Each review cycle concludes with a brief statement on whether the instrument remains fit for purpose, requires amendment, or is being strained by conditions it was never designed to govern. That final category appears more often than the University would ideally prefer. It also appears more honestly than at many comparable institutions, which Fitzherbert believes should count for something, even if only in the archive.
VI. Archival Status and Authoritative Edition
This public edition is intended to reduce the longstanding tendency of members to rely on partial memory, selective precedent, or the nearest confident parliamentarian. The present text is designated the authoritative institutional edition for public, academic, and administrative reference. Printed copies, if produced, are evidential copies only unless countersigned by the relevant office. This distinction exists because the University once discovered three simultaneously circulating versions of the same policy, all bearing convincing typography and only one bearing lawful authority.
A cryptographically indexed archive copy is retained in the Institutional Repository together with publication metadata, amendment history, and provenance notes sufficient to establish the chain of custody from draft to promulgation. The University considers provenance not to be a fashionable accessory to governance but the minimum condition under which governance can later be defended.
Readers citing this instrument are encouraged to cite the edition date and section heading, not merely the title. Fitzherbert's document ecology is now sufficiently complex that saying one has acted "under the policy" no longer narrows matters very much. The University regrets this complexity, has contributed to it, and has therefore chosen to document it with unusual thoroughness.
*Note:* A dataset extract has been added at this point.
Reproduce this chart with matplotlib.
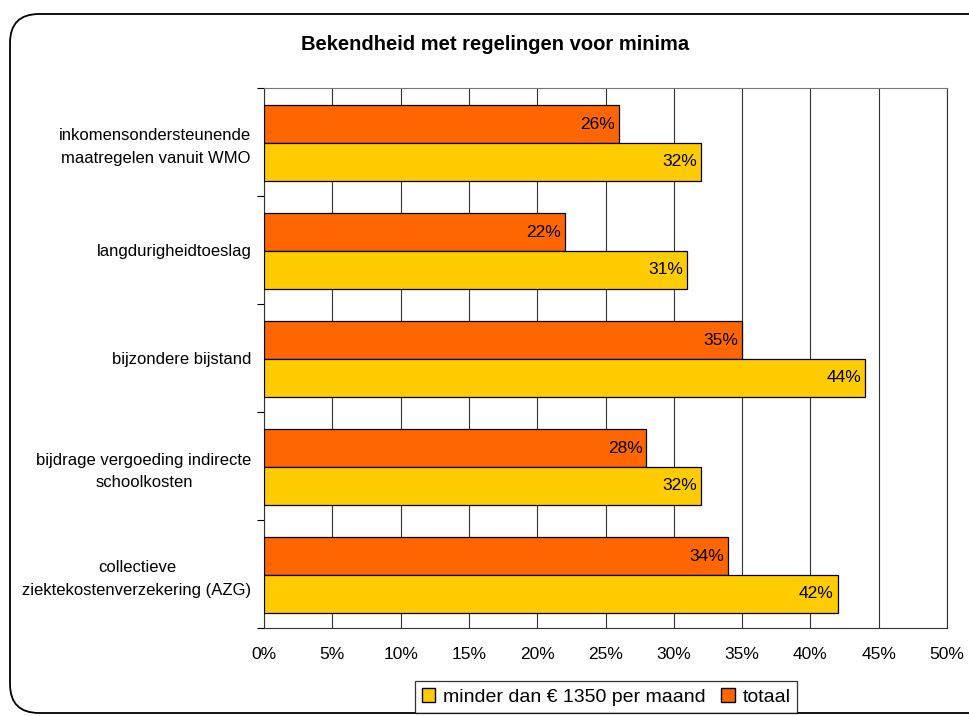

VII. AI-Native Institutional Context and Public Meaning
Fitzherbert University publishes governance instruments on the assumption that an AI-native institution must explain not only what it has decided, but how that decision remains legible when read by students, faculty, auditors, software systems, employers, and the occasional sceptic who has correctly inferred that institutional confidence is not, by itself, evidential. The University therefore writes with a view toward human comprehension and machine retrievability at the same time, a habit that has improved archival quality while mildly inconveniencing anyone who preferred ambiguity for tactical reasons.
Within an institution that increasingly operates across automated workflows, on-chain attestations, and machine-assisted administration, governance documents must remain superior to the systems they govern. Fitzherbert regards this as a constitutional rule rather than a stylistic preference. Where implementation races ahead of doctrine, the doctrine must catch up promptly; where doctrine outruns implementation, the implementation must not be permitted to improvise its own legitimacy.
This appendix is included because the University wants the reader to understand that even satirical institutions can be serious about jurisdiction. Indeed, Fitzherbert suspects satire is sometimes what remains after procedure has been observed closely enough.